Arizona’s gun laws allow most citizens over the age of 18 to openly carry a gun, and most people over 21 can carry a concealed firearm.
“You have the same rights no matter where you are,” said Charles Heller, a co-founder of the Arizona Citizens Defense League, a gun rights group.
Heller said those rights allow adults to carry guns in most situations, including protests. He added there are only a limited number of places where you can’t carry a gun under state law.
And Heller said the government, including Trump, can’t change that.
“The president’s comments are irrelevant,” Heller said. “Your rights don’t come from the president. You’re born with your rights. The government — the purpose of Arizona’s Constitution in Article II, Section 2, is that all power is inherent to the people and governments derive their just powers from the consent of the governed, and the purpose of government is to protect the rights of those people.”
Republican reactions
The comments coming out of the Trump administration drew some condemnation from other Republican elected officials and gun rights groups, including the National Rifle Association.
“Our Constitution provides citizens protection from the government. We have a right to free speech, to peaceably assemble and to bear arms,” Kansas Republican Sen. Jerry Moran wrote on social media.
In Arizona, Republican officials have routinely defended or remained silent when activists brought firearms near government buildings.
“So we’re going to continue to stand behind the people of Arizona and every one of their rights, including Second Amendment rights,” House Speaker Steve Montenegro (R-Goodyear) said when asked about Arizonans’ rights to carry guns while protesting after Pretti’s killing.
His counterpart in the Arizona Senate, President Warren Petersen, is also an ardent gun rights advocate, who lists defending the Second Amendment on campaign materials as he seeks to become the state’s next attorney general.
Just months ago, Petersen took to social media to say that “society is safer when people exercise their right to carry.”
But now his answer is more nuanced.
“Well, if you’re in a public space, yeah, I mean, you have the right to carry, that doesn’t go away. What you can’t do is interfere with what is happening with ICE,” Petersen said.
He affirmed that lawmakers will defend Arizonans’ constitutional rights but said that he also agrees with the president that people shouldn’t bring guns to protests.
“To bring a weapon to a protest, yeah, that’s probably not the best idea,” Petersen said.
‘Contradictory’
Rep. Oscar De Los Santos, the top Democrat in the Arizona House, called the change of tune from some Republicans on when and where guns are appropriate hypocritical.
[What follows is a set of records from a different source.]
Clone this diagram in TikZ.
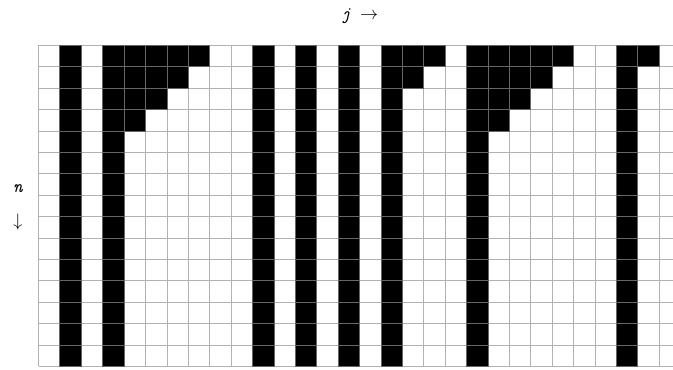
\documentclass[tikz,border=0pt]{standalone}
\usepackage{amsmath,amssymb}
\usepackage{xcolor}

\begin{document}
\begin{tikzpicture}[
  x=0.5cm, y=0.5cm,
  gridline/.style={draw=black!30, line width=0.6pt},
  cellon/.style={fill=black, draw=black!60, line width=0.6pt},
  axislabel/.style={font=\large\ttfamily\itshape, inner sep=0pt},
]

\clip (-1.80,2.12) rectangle (29.64,-15.13);

% grid of cells
\draw[gridline, step=1] (0,-15) grid (30,0);

% black cells: column / number of rows from the top
\foreach \col/\len in {1/15, 3/15, 4/4, 5/3, 6/2, 7/1, 10/15, 12/15, 14/15,
                       16/15, 17/2, 18/1, 20/15, 21/4, 22/3, 23/2, 24/1, 27/15, 28/1}
  \foreach \row in {1,...,\len}
    \draw[cellon] (\col,-\row) rectangle ++(1,1);

% axis labels
\node[axislabel] (jlabel) at (15.0,1.35) {j \textup{$\rightarrow$}};
\node[axislabel] (nlabel) at (-0.96,-6.67) {n};
\node[axislabel] (narrow) at (-0.96,-8.26) {\textup{$\downarrow$}};

\end{tikzpicture}
\end{document}
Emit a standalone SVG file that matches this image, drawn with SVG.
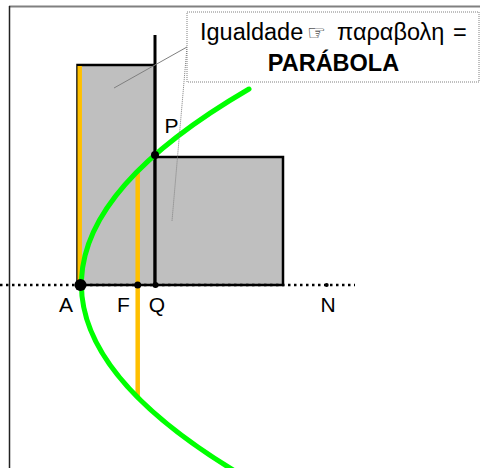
<svg xmlns="http://www.w3.org/2000/svg" width="480" height="468" viewBox="0 0 480 468">
<style>
.lbl{font-family:"Liberation Sans",Arial,sans-serif;font-size:21px;fill:#000;text-anchor:middle}
.rect{fill:#bfbfbf;stroke:#000;stroke-width:2.5}
.orange{stroke:#ffc000;stroke-width:4.5;fill:none}
.dot{fill:#000}
.co{font-family:"Liberation Sans",Arial,sans-serif;font-size:23.5px;fill:#000}
</style>
<rect width="480" height="468" fill="#fff"/>
<g id="frame">
<line x1="9" y1="6.5" x2="480" y2="6.5" stroke="#808080" stroke-width="2"/>
<line x1="9.5" y1="6" x2="9.5" y2="468" stroke="#222" stroke-width="1.5"/>
</g>
<g id="rect-left"><rect class="rect" x="77.5" y="65" width="77.5" height="220"/></g>
<g id="rect-right"><rect class="rect" x="155" y="157" width="128" height="128"/></g>
<g id="connectors">
<line id="axis" x1="0" y1="285" x2="355" y2="285" stroke="#000" stroke-width="2.5" stroke-dasharray="2.5 3.5"/>
<line id="vertical-PQ" x1="155" y1="35" x2="155" y2="285" stroke="#000" stroke-width="3"/>
<line id="orange-left" class="orange" x1="79.7" y1="66" x2="79.7" y2="285"/>
<line id="orange-F" class="orange" x1="137.7" y1="173" x2="137.7" y2="397"/>
<path id="parabola" d="M249,89 Q-78,279.5 233,470" fill="none" stroke="#00ff00" stroke-width="5" stroke-linecap="round"/>
<line id="leader1" x1="187" y1="47" x2="114" y2="88" stroke="#7f7f7f" stroke-width="1"/>
<line id="leader2" x1="187" y1="47" x2="172" y2="221" stroke="#7f7f7f" stroke-width="1" stroke-dasharray="1 1"/>
</g>
<g id="point-A"><circle class="dot" cx="80.5" cy="285" r="6"/><text class="lbl" x="66" y="312">A</text></g>
<g id="point-F"><circle class="dot" cx="137.7" cy="285" r="3.5"/><text class="lbl" x="123.5" y="312">F</text></g>
<g id="point-Q"><circle class="dot" cx="155.5" cy="285" r="3"/><text class="lbl" x="157" y="312">Q</text></g>
<g id="point-N"><circle class="dot" cx="326.7" cy="285" r="2"/><text class="lbl" x="328" y="312">N</text></g>
<g id="point-P"><circle class="dot" cx="155" cy="155" r="4"/><text class="lbl" x="171.5" y="133">P</text></g>
<g id="callout">
<rect x="187" y="12" width="292" height="70" fill="#fff" stroke="#808080" stroke-width="1" stroke-dasharray="1 1"/>
<text class="co"><tspan x="200" y="40">Igualdade</tspan><tspan x="307" y="40" font-family="DejaVu Sans,sans-serif" font-size="21px">☞</tspan><tspan x="337" y="40">παραβολη</tspan><tspan x="453" y="40">=</tspan></text>
<text class="co" x="333.5" y="71" font-weight="bold" font-size="21.5px" text-anchor="middle">PARÁBOLA</text>
</g>
</svg>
“I mean, there’s no question it’s contradictory. They’ve shown up to protest with guns right where we’re standing, semi-automatic weapons,” said De Los Santos, who has seen Republican leaders resist any effort to regulate guns in the name of the Second Amendment.
Howard Fischer/Capitol Media Services
And, in something of a role reversal, it is Democrats like Sundareshan and Fernandez who are more unequivocal in their defense of Arizonans’ right to bear arms than their Republican counterparts.
“Arizona Republicans are completely silent right now as the Trump administration is violating a whole host of our constitutional rights, including the Second Amendment, so it is a strange world we live in,” Sundareshan said. “But Democrats are here to say, we recognize the constitutional rights that exist in our Bill of Rights and elsewhere, and we’re here to defend them.”
But they are also concerned that people exercising those rights could now have a target on their back as reports roll in that federal immigration agents are increasing their presence in Arizona.